All these things that we've learned and dealt with over these years have changed us for the better.  Our whole family is no longer enamored with the latest and greatest things.  We have spent so many years being content without that we simply are that- content.  We are content staying at home while our friends hike through the Alaskan wilderness.  We are content sitting around the kitchen table playing a board game together instead of heading out to the movie theater or local gaming complex.  We are so much more content to create delicious meals at home for a fraction of the cost, rather than go out to eat.  I daresay, we are so much more than content.  Is it possible that a family could go through what we've gone through and be... Happy? 

Because we certainly are.  We have no complaints, as we have nothing to complain about!  Every year that my van continues to run with just a few repairs is another great thing to celebrate!  We rejoice over the little things, and we rejoice over the great things!  A few weeks ago I did a sewing alteration, and then took that twenty bucks and went and bought a DVD of a movie we enjoyed seeing.  You would have thought I brought home something truly magnanimous.  It was just a movie, but it gave my kids such joy to know we had it in the house, and we sure enjoyed watching that movie together when the temperatures dropped to twenty below zero yet again.

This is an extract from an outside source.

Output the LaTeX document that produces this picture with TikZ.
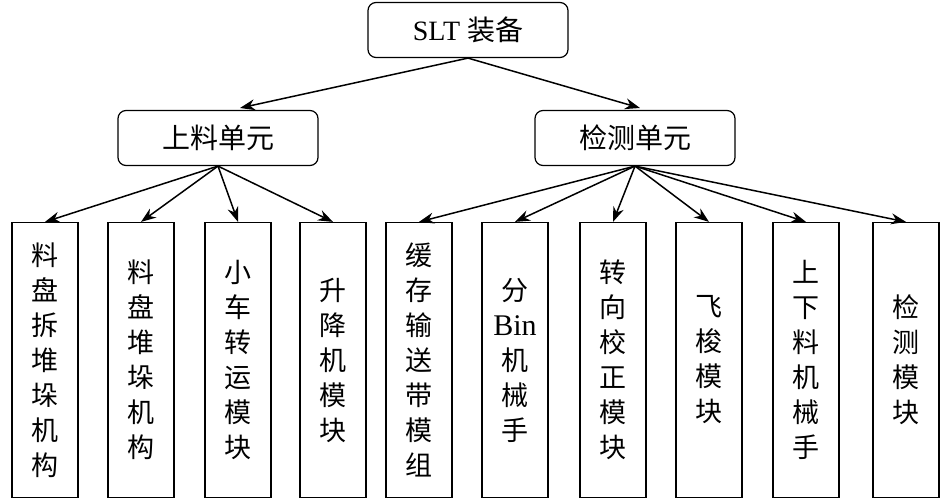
\documentclass[tikz,border=0pt]{standalone}
\usepackage{fontspec}
\setmainfont{Liberation Serif}
\newfontfamily\cjk{Noto Sans CJK SC}
\usetikzlibrary{positioning,arrows.meta}
\tikzset{
  unit/.style={draw,line width=1.2pt,rounded corners=8pt,minimum width=200pt,minimum height=55pt,font=\fontsize{28}{34}\selectfont},
  leaf/.style={draw,line width=1.2pt,minimum width=66pt,minimum height=275pt,align=center,font=\fontsize{27}{35}\selectfont\cjk,inner sep=0pt},
  link/.style={line width=1.5pt,-{Stealth[length=15pt,width=11pt]}}
}
\begin{document}
\begin{tikzpicture}[x=1pt,y=-1pt]
    \useasboundingbox (0,0) rectangle (952,500);
    % Top and middle levels
    \node[unit] (slt) at (468,30) {SLT {\cjk 装备}};
    \node[unit] (feed) at (218,138) {\cjk 上料单元};
    \node[unit] (test) at (635,138) {\cjk 检测单元};
    \draw[link] (slt.south) -- (240,108);
    \draw[link] (slt.south) -- (640,108);
    % Leaves
    \foreach \n/\x/\txt in {
        a/45/料\\盘\\拆\\堆\\垛\\机\\构,
        b/141/料\\盘\\堆\\垛\\机\\构,
        c/238/小\\车\\转\\运\\模\\块,
        d/333/升\\降\\机\\模\\块} {
        \node[leaf] (\n) at (\x,360) {\txt};
        \draw[link] (feed.south) -- (\n.north);
    }
    \foreach \n/\x/\txt in {
        e/419/缓\\存\\输\\送\\带\\模\\组,
        f/515/分\\{\rmfamily\fontsize{30}{35}\selectfont Bin}\\机\\械\\手,
        g/613/转\\向\\校\\正\\模\\块,
        h/709/飞\\梭\\模\\块,
        i/806/上\\下\\料\\机\\械\\手,
        j/906/检\\测\\模\\块} {
        \node[leaf] (\n) at (\x,360) {\txt};
        \draw[link] (test.south) -- (\n.north);
    }
\end{tikzpicture}
\end{document}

The thing is, we have not traveled these long roads alone.  We purposed to do it as a family, all four of us.  Everything that we've gone through, the kids have gone through, and I can see how this is only going to benefit them in the future, because they've literally seen the Hand of God on our lives.  They've prayed prayers that have been answered in such amazing ways.  They are grateful for everything we have, and know how much we sacrifice for them.  They know that as parents, we will love them forever unconditionally, and that we could be 110 years old, and if they still need us, we will do everything in our power that we can to help them. 

Because that, my friends, is truly what this journey has been about.  It has been about a Father's love for His children.  Sure, God could have taken away all this toil with just one word, but He didn't, because He saw how much we would benefit from such a difficult journey.  He saw how our faith would grow exponentially, and how our testimony would bolster the faith of those around us.  He saw our children grown to adults, looking back on the lessons they learned as children and being so grateful for the grace of God in their lives. 

For the outsiders looking in, to the Joneses next door, we sure look like we're lacking.  We're living in a tiny little home with little charm that looks really beat up from the outside, but gosh, do I love it here. (I truly wish there was a way to expand our living space, because I would totally consider buying this place from our landlords if there was a way to add on some storage and expand so we could have company and not feel like we're sitting on each other.)  There is a great peace here, and the location is almost as good as twenty acres of tillable earth in the country.   It's a great gift from a Father to his daughter to have a home that is full of peace for the first time in years.  My children are also a great gift, and the fact that God has made a way for us to spend each and every day together is overwhelming to me.  

A Father gives good gifts to His children, and I am overwhelmed by the daily joy and happiness that this life is for me.  We lack nothing and know that we are cared for in the palm of His Hands every step of the way.  

" If you then, though you are evil, know how to give good gifts to your children, how much more will your Father in heaven give the Holy Spirit to those who ask him!"  Luke 11:13

The Joneses have nothing on us, and I feel great sorrow for them that their eyes are focused on our bank accounts and material possessions.  We are rich in every way that matters.